It seems that Microsoft is developing a pattern lately. After a flood of good news comes the fine print and some sad, if not worrying, follow ups. First it was the speculation that the lure of a free Windows 10 upgrade for pirated copies of Windows might not be so sweet after all. Now it seems that Microsoft will potentially ostracize another group of computer users: those who dual boot operating systems. Slides from its presentation in China seem to hint that Microsoft won’t block OEM’s from prohibiting users from disabling secure boot.
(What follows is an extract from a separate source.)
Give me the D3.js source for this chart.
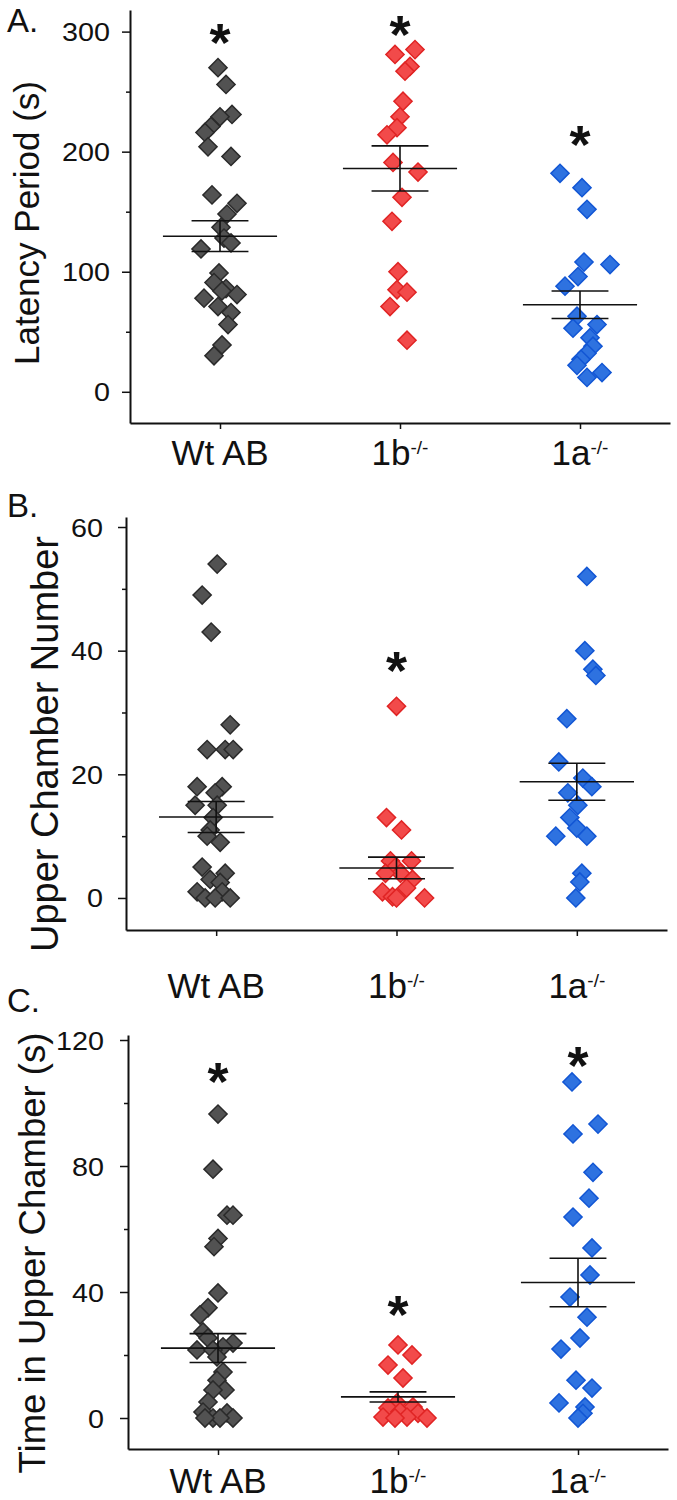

Secure Boot is the functionality that, in theory, would prevent the installation of uncertified and potentially malicious versions of an operating system behind the user’s back. While a logical and in fact desirable security measure, it has become a stumbling block for those who would want to install some other operating system that was not intended by the OEM, like Linux, BSD, or even something like Hackintosh. In Windows 8, Microsoft actually mandated that OEMs who want to put a “Designed for Windows 8” sticker on their product must allow users to turn of Secure Boot, which gave such users some relief.
A slide from Microsoft, however, would seem to imply that it will no longer coerce OEMs to do so. While it isn’t exactly saying that OEM should not allow users to turn off Secure Boot, it is making it optional, leaving the decision to the OEM. Mobile devices have it worse, though, with Microsoft actually requiring OEMs to disallow turning it off at all. While it’s optional for desktops, OEMs are likely to take the route of least resistance, which means they will exclude that switch to turn Secure Boot off.
Of course, it’s not exactly surprising that Microsoft wouldn’t bend over backwards to support operating systems other than its own, and there has been already some worries back in Windows 8 that Microsoft would actually actively block the installation of Linux and such. The problem, however, is that the hardware “Designed for Windows 10” would also be hardware that owners would like to install Linux on. Now the burden and the blame of locking out such users will be on hardware vendors.
That said, it’s not completely gloom and doom for Linux users. Some Linux flavors, like Ubuntu and Fedora, already have ways to install and work on computers even with Secure Boot enabled. That, however, still leaves out the dozens of Linux distributions that don’t have access to such signatures.